When Jo hears a strange sound, she looks out a porthole to see another spaceship approaching. She hears clunks against the outer hull as the other ship docks with the Earth vessel. Weapons begin to burn through the door. The Human crew rush into the cargo hold to defend their vessels against the pirates attempting to board their vessel. Then Ogrons, a tall, powerfully-built simian race of mercenaries, burn through the outer door. The Human crew shout "Dragons!" and reach for their guns. Amid the ensuing firefight, the Doctor is shot, and Jo screams as he slumps onto the deck.

When the Doctor recovers, Jo tells him that all the flour and other foodstuffs have been stolen. Oh, and the Ogrons also took the TARDIS. Then the Human crew wake up, and lock the Doctor and Joe in a holding cell.

While the two great empires of Draconia and Earth once fought an interstellar war, they have enjoyed a period of peace. Until recently, that is. This attack on the Earth spaceship is only the latest in a series of raids by "Dragons," an unflattering nickname the Humans apply to Draconians. On Earth, the World President questions the Doctor and Jo, whom she suspects are Draconian agents. The Doctor and Jo claim some third party is trying to set the two empires against each other. Jo describes the hypnotic sound she heard before each attack, which caused the Human crew saw their attackers as Draconians. 
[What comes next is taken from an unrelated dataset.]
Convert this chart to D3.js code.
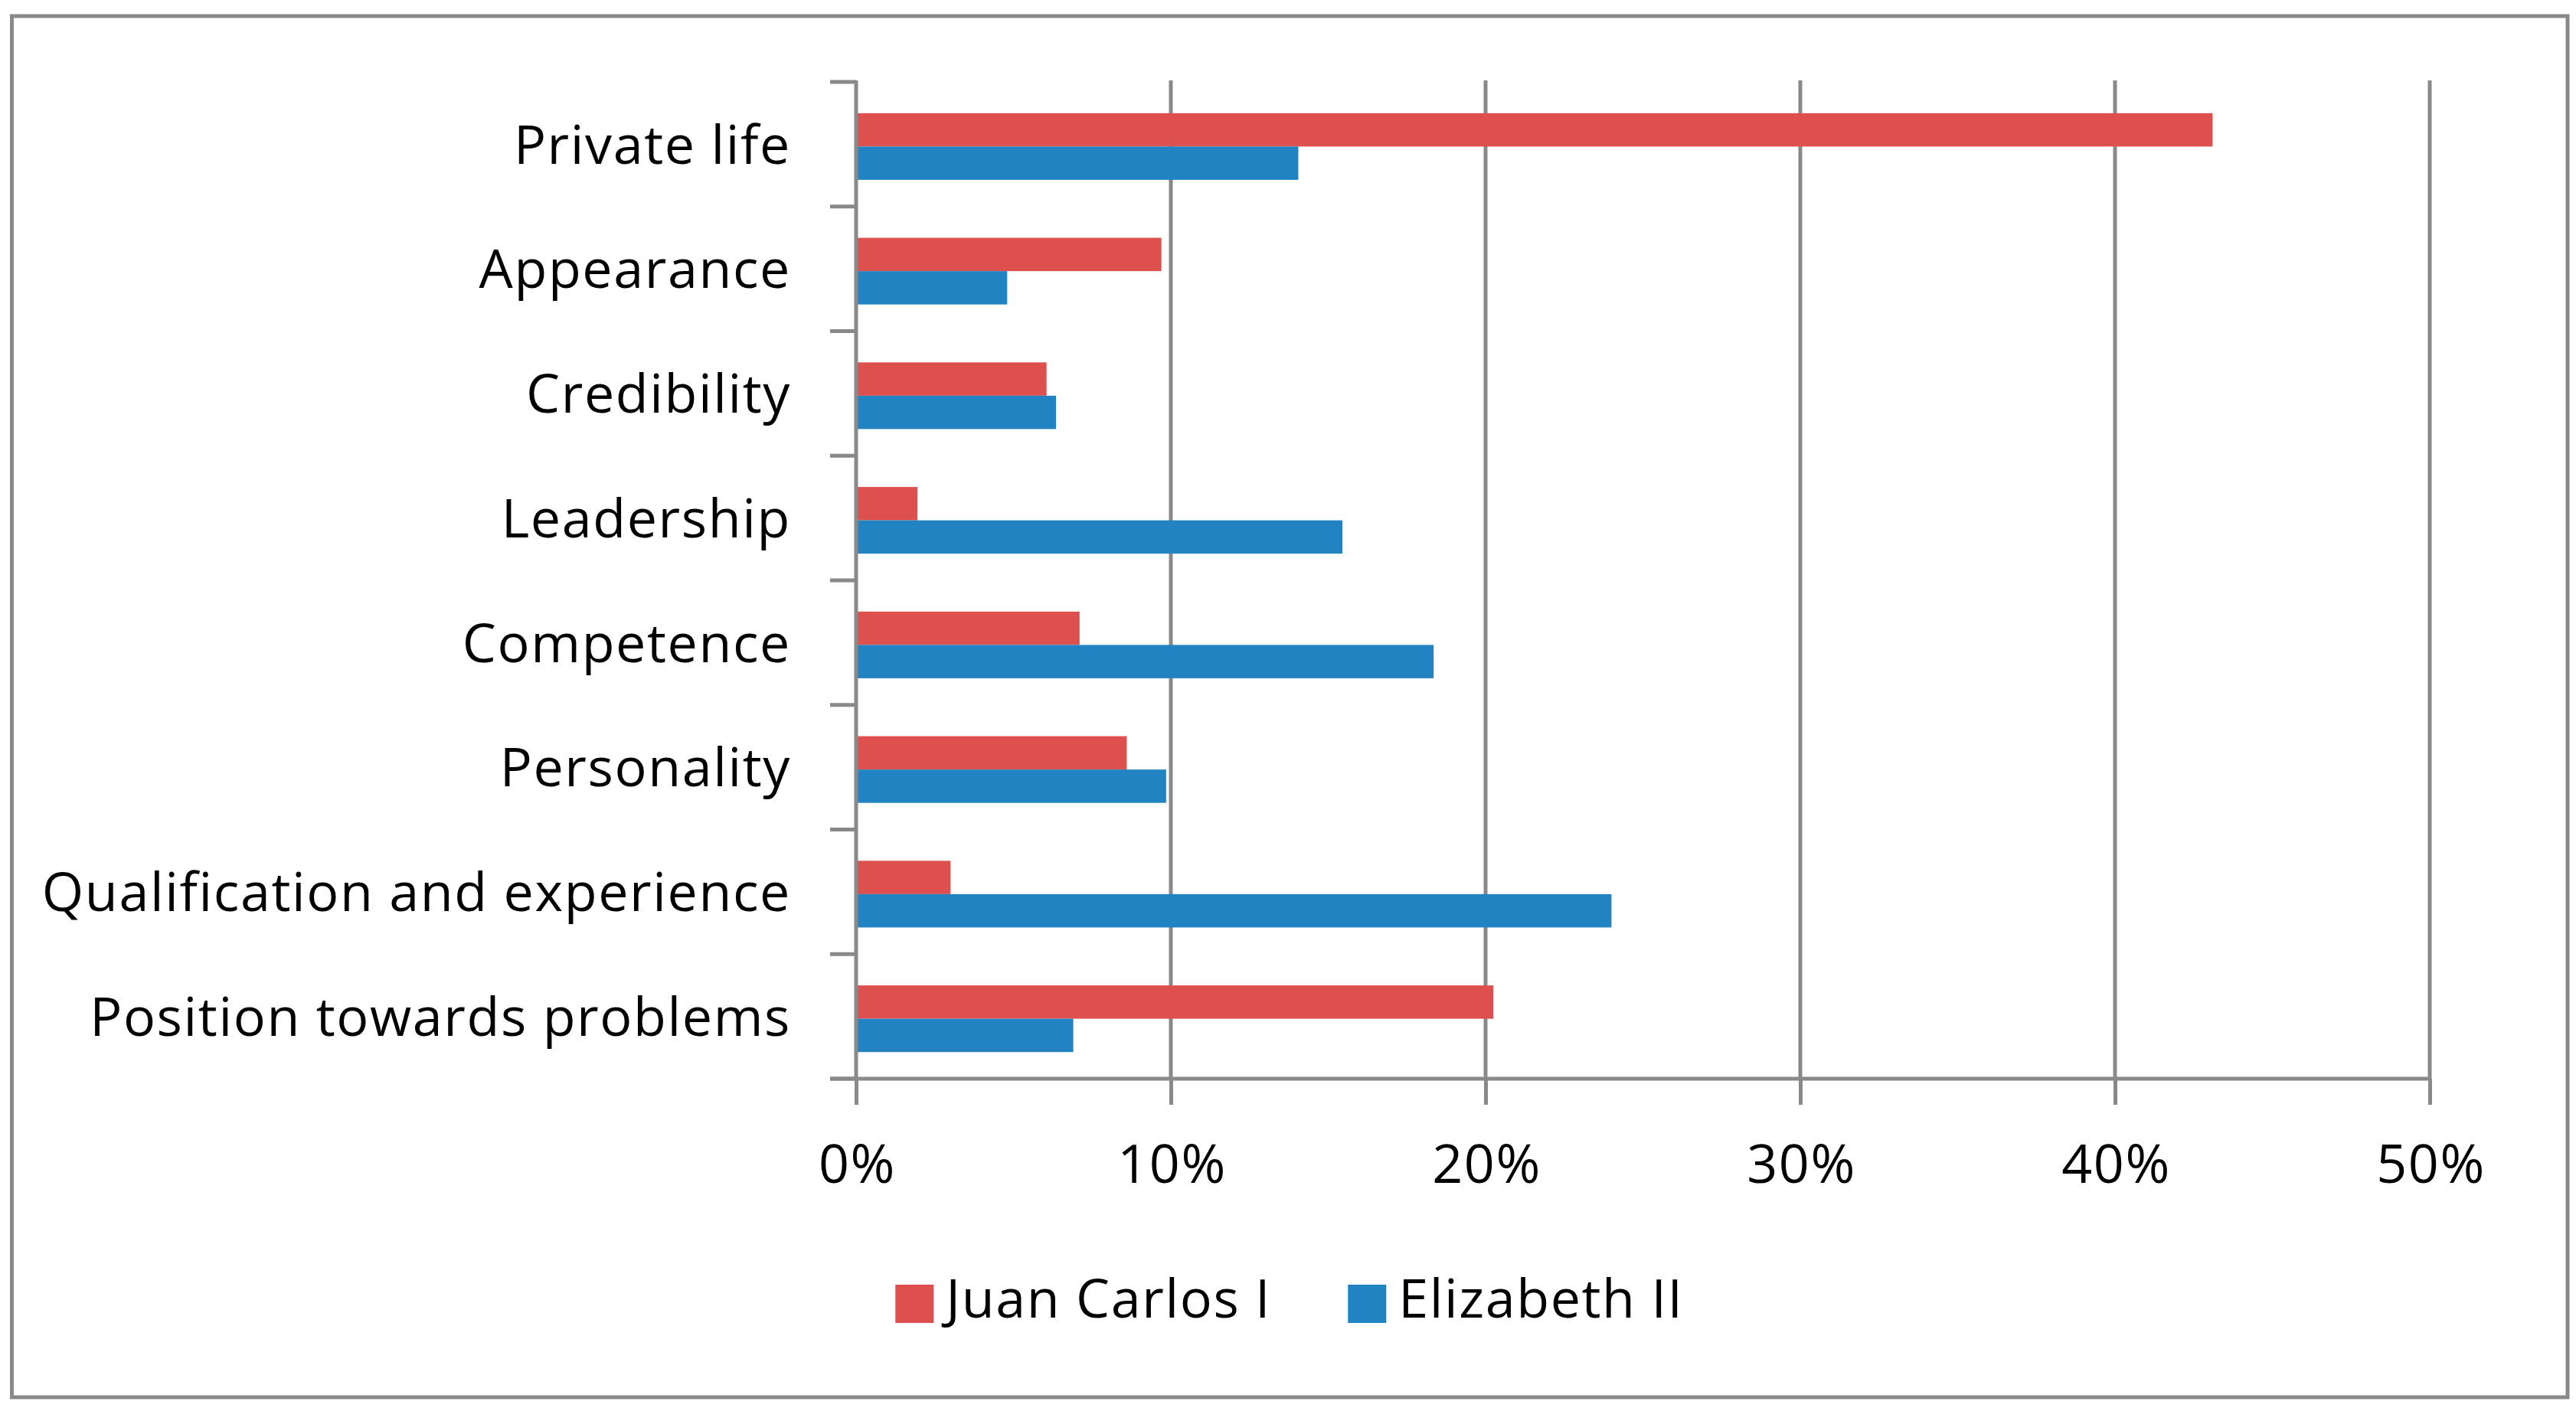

The Earth president has trouble believing their story. She has never heard of the Ogrons, a race whose members hire themselves out as mercenaries. She finds the idea of their tiny spaceship (the TARDIS) materializing inside an Earth vessel preposterous. And then there's the testimony of the Human crew, who saw Dragons invade their ship. She decides that the Doctor and Jo must be Draconian agents, who somehow coordinated the pirate raid on the freighter. She orders for them to be locked up, and wonders what she can do to prevent Earth from entering into another war. Draconian pirate attacks have disrupted the population's food supply. Members of the Senate, responding to worldwide riots and demonstrations, have added their voices to the military. It seems as if every person on Earth, aside from herself, wants her to declare war. She wishes that she could believe the Doctor and Jo's story. 
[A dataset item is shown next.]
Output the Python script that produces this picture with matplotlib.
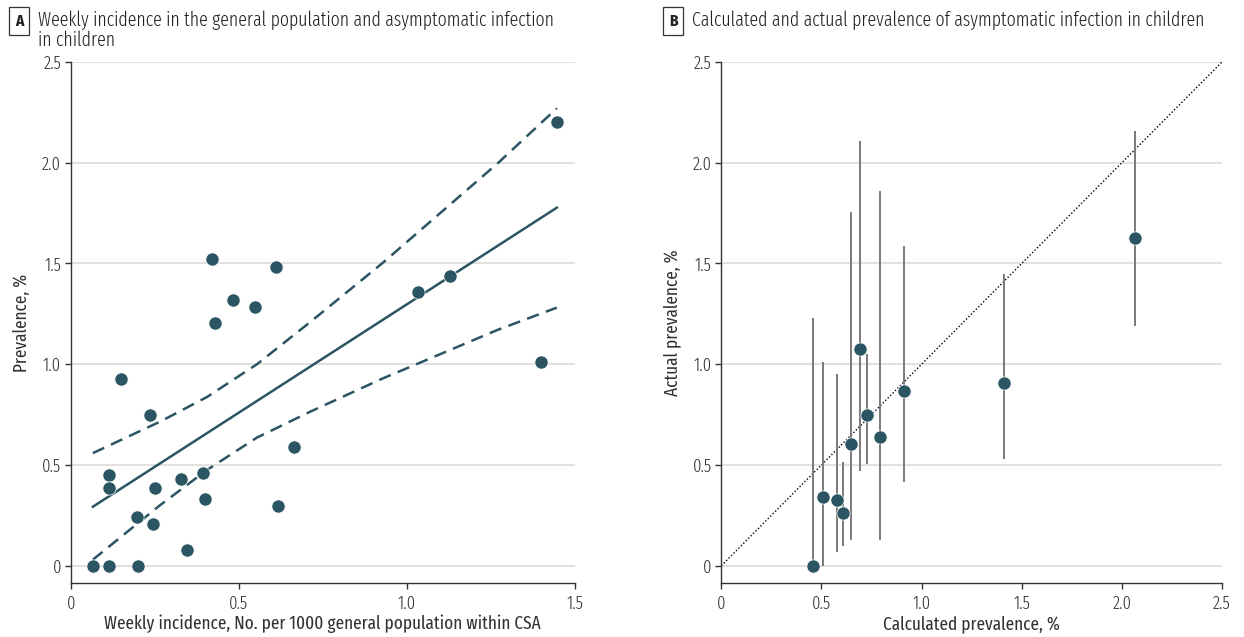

This growing interstellar conflict is hardly one-sided. Draconian ships have been raided too. When their crews returned to Draconia, they testified that Humans had attacked them and stolen their cargo. The citizens of Draconia also rely on regular grain shipments to supplement their overstretched resources. Given the testimony of those aboard raided Draconian vessels, and lacking any proof of the Doctor's story, the Draconian Ambassador believes that Earth's claims about their own ships being attacked are complete fictions. This places him in a delicate position, as he is not only the Draconian Ambassador to Earth, but also a son of the Draconian Emperor. He knows his citizens back home are demanding his father take action. He fears that if the Draconian Empire doesn't declare war on Earth soon, the nobles of the court and the military may find a way to cast his father off the throne.

It's a situation that neither side can allow to continue. War seems inevitable, unless the Doctor and Jo can find a way to stop it. But how can they? The Doctor and Jo hold no valid credentials, and the President's most trusted advisors point to a mountain of evidence to remind her why she must declare war on the Draconians. The President would like to believe the Doctor and Jo, but how can she? Isn't her desire for Peace merely wishful thinking? 

It's a dilemma no one should have to face. Should she believe her friends and advisors, and declare war on the Draconians? Or should she believe the story of complete strangers, who urge her to believe in Peace a little longer, and investigate their claims? All of us face times when we must decide to believe in friendships or sever them. We must choose between isolating others, or continuing to believe in them, and thus keep them in our lives. What we do in those situations shape our futures. So what do you think the Earth President should do? What would you do in her situation?